Aim ▸ What is the number of lines containing the string "Output"? Answer with the number only.

The records start

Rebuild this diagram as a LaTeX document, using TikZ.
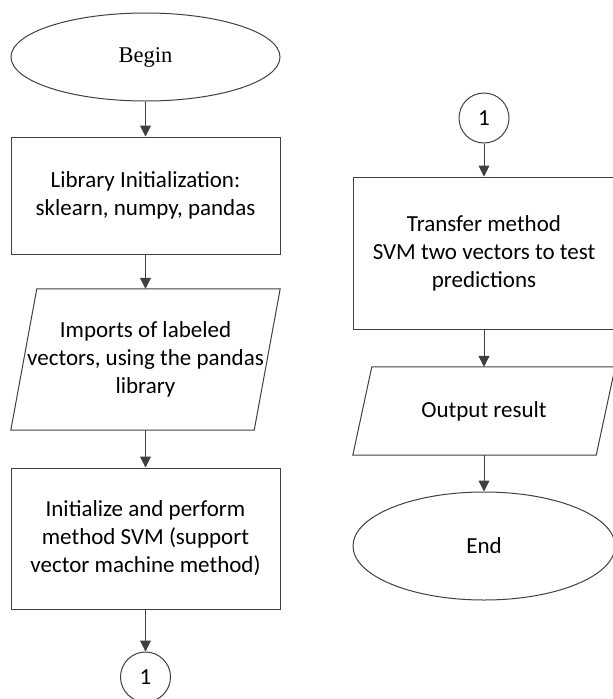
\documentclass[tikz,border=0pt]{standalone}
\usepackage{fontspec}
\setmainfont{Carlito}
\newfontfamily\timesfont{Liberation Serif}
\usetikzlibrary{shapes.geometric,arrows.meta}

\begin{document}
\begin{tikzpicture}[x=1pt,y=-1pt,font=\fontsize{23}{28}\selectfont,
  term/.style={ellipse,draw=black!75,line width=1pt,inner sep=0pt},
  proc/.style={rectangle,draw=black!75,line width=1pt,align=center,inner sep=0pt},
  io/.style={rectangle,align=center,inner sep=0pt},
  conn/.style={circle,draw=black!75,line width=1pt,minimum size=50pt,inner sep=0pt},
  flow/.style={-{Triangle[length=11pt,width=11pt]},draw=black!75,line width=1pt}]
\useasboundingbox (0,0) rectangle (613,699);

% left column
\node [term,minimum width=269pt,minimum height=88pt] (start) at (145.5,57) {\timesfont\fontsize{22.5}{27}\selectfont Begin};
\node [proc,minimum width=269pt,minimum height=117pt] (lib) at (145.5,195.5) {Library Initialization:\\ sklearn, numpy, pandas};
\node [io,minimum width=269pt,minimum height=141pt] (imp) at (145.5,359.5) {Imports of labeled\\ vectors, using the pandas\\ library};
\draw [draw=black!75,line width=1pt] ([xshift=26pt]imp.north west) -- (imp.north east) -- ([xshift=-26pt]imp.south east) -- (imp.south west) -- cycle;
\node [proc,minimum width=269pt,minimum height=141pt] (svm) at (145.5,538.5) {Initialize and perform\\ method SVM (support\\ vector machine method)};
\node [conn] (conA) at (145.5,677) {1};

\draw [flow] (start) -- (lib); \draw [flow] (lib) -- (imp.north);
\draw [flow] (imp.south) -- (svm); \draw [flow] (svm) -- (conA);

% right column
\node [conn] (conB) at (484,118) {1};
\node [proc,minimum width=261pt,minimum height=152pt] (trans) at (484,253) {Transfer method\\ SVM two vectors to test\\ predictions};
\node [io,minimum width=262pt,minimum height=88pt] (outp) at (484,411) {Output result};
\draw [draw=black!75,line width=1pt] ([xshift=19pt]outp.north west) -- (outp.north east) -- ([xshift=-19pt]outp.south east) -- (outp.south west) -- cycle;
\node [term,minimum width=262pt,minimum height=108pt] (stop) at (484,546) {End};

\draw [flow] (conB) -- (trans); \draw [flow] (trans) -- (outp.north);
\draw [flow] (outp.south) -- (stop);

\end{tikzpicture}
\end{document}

The records end
The records start

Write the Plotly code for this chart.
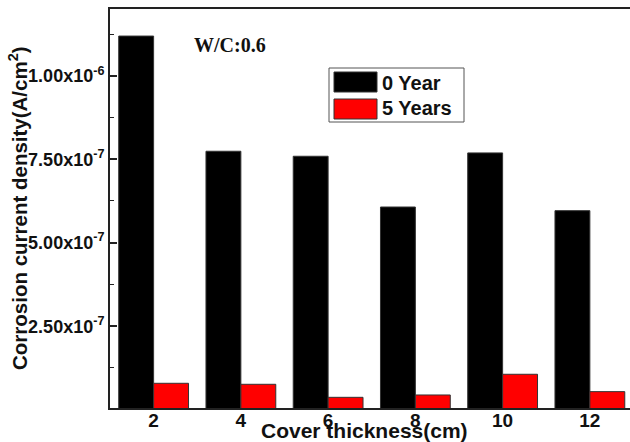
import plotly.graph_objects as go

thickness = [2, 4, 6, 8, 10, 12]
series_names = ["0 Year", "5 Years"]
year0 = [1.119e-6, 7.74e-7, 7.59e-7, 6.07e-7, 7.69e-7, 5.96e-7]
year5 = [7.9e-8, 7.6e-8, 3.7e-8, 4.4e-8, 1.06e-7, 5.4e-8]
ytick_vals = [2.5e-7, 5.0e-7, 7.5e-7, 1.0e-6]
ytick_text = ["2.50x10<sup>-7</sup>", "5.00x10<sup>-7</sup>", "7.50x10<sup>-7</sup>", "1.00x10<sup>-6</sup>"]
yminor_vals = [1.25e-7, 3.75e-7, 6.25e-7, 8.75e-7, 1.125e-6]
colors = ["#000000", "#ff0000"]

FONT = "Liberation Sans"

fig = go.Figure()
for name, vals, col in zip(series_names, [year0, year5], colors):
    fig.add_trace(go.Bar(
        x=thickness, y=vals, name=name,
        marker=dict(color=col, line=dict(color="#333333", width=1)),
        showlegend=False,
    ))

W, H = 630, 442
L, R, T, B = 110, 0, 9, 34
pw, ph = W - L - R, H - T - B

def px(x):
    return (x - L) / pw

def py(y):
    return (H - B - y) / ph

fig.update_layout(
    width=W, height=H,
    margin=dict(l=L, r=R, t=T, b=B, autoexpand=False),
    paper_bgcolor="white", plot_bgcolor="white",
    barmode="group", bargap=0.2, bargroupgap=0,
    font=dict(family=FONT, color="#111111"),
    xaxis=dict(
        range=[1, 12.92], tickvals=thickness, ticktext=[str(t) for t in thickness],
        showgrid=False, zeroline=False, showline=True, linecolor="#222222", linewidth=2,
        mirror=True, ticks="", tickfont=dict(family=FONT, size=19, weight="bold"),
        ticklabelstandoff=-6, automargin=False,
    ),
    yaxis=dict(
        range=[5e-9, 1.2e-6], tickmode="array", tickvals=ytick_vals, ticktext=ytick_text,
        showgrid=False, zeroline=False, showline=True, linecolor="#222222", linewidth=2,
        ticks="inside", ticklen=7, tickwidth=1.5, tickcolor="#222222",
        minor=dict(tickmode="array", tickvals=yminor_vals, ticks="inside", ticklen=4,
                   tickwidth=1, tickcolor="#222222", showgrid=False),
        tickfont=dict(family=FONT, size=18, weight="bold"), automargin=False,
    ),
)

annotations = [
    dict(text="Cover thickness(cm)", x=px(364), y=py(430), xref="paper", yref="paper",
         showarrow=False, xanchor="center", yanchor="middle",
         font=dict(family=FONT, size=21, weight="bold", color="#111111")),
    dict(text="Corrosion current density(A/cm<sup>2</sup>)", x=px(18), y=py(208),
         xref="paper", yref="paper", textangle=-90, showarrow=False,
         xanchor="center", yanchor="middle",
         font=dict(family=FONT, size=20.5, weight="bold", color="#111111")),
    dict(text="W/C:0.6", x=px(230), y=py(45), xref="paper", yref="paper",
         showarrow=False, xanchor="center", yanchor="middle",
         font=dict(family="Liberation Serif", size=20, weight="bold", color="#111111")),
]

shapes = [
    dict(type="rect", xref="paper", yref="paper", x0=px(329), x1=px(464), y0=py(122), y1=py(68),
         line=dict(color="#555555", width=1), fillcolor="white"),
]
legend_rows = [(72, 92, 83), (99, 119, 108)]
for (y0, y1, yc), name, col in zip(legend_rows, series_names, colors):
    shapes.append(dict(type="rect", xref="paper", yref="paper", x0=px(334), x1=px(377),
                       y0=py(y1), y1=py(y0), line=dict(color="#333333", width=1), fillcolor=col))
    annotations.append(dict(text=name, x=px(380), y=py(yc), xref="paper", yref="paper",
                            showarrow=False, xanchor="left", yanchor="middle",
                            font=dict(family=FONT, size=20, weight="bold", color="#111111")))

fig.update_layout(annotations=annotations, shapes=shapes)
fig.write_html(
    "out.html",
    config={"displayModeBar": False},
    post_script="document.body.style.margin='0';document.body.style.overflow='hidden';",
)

The records end
The records start

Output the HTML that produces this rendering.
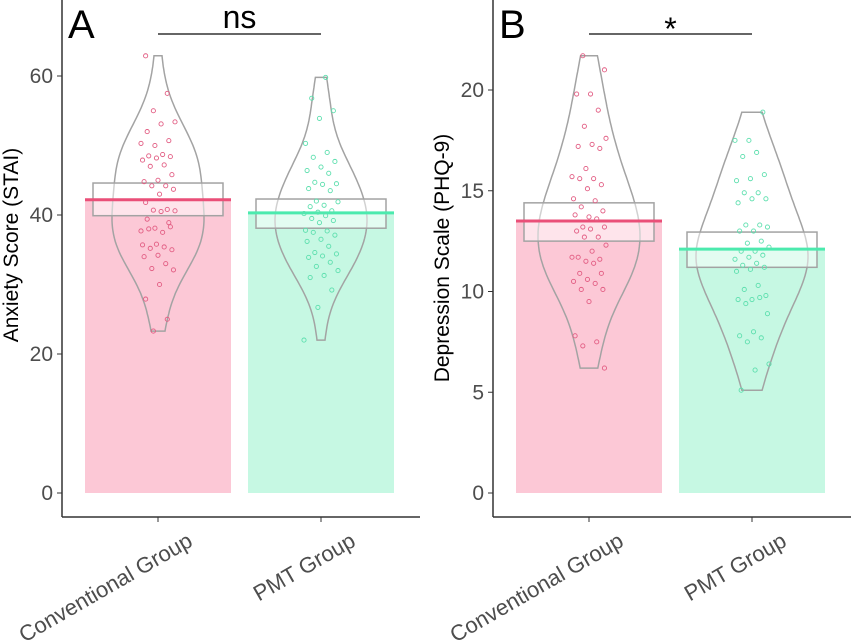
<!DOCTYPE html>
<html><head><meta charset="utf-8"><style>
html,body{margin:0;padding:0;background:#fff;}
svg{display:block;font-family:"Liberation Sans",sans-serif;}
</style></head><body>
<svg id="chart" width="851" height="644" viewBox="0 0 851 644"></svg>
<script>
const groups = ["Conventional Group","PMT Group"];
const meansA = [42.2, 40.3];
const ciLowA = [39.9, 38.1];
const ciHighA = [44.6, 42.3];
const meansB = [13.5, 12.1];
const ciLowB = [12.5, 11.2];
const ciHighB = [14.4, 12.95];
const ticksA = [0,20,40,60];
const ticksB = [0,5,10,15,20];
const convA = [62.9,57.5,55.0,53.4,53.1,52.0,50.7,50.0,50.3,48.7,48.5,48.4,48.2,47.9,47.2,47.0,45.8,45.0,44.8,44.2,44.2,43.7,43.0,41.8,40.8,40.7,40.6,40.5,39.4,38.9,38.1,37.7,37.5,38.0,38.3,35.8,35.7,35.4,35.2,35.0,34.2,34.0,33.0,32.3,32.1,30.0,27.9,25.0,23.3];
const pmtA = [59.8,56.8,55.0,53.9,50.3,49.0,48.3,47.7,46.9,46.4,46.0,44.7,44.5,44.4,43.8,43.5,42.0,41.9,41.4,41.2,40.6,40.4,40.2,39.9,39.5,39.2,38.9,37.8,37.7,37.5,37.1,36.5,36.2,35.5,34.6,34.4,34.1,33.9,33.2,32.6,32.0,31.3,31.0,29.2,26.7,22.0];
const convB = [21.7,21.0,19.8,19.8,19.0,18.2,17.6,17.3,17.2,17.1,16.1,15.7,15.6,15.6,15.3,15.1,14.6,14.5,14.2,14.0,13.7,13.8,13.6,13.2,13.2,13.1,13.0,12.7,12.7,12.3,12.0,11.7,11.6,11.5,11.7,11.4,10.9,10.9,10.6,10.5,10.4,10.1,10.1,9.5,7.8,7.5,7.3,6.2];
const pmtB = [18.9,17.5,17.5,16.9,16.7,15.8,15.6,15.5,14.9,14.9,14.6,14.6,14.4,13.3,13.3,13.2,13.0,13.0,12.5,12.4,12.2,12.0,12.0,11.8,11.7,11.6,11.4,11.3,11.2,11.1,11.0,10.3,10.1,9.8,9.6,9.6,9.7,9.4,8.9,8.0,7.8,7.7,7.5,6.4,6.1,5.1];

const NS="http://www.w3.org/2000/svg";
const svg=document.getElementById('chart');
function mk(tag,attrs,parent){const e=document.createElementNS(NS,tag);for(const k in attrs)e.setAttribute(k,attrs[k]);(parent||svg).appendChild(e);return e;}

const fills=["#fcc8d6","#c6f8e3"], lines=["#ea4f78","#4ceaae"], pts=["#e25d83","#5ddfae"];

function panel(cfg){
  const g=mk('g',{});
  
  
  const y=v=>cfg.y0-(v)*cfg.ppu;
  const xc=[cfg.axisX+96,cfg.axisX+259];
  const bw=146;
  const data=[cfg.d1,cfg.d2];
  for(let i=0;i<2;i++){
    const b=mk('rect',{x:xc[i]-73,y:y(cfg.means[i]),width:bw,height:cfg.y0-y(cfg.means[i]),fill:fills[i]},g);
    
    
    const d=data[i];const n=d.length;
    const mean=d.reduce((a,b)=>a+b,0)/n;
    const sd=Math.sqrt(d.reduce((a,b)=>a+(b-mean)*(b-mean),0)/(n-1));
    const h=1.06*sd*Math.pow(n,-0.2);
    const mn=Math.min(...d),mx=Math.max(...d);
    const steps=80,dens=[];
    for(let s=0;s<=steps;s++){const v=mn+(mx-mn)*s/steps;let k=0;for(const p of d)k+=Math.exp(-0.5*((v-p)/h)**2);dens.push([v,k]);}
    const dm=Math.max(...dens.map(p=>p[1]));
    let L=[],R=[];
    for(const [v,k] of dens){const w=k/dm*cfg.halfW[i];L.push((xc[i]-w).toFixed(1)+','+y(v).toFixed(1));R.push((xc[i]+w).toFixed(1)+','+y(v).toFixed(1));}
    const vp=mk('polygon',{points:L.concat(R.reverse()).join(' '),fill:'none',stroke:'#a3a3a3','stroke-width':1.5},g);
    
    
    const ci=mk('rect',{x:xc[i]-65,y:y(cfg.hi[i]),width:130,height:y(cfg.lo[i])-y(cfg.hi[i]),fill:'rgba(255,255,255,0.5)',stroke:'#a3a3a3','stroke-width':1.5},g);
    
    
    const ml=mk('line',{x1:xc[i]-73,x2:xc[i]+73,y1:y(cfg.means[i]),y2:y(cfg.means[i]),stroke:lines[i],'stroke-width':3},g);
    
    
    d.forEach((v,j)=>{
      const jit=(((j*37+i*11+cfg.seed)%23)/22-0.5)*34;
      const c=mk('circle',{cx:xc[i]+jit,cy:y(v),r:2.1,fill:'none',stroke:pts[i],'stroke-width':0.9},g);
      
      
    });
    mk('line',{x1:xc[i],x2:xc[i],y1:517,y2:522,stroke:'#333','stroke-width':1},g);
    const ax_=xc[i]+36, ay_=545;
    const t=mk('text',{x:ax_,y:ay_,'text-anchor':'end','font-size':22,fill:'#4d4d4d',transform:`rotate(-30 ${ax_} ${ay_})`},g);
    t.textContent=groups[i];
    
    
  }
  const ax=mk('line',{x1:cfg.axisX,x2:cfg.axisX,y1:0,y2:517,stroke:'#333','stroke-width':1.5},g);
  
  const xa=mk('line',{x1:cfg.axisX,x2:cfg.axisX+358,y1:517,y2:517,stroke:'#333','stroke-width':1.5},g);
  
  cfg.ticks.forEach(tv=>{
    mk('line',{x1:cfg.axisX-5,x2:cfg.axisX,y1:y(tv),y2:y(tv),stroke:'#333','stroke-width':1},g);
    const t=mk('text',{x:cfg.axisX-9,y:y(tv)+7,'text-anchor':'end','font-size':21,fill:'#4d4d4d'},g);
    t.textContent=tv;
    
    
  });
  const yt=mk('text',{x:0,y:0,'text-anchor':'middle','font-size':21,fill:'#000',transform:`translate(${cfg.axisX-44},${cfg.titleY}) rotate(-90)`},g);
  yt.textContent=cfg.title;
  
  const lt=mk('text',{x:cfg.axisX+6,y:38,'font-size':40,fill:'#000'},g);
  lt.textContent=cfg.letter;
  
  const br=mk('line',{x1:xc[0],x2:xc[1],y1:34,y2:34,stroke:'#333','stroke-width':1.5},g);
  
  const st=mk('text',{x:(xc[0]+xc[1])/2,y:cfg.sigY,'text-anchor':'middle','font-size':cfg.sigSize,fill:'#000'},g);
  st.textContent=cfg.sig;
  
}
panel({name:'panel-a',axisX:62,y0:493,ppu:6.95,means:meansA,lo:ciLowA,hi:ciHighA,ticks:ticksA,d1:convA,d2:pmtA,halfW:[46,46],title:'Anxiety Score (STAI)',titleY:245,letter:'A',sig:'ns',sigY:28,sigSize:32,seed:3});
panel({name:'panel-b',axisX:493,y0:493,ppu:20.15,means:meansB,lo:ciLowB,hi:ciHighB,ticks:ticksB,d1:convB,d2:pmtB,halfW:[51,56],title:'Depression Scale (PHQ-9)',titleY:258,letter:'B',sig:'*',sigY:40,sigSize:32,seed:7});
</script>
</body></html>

The records end

Expected answer ▸ 2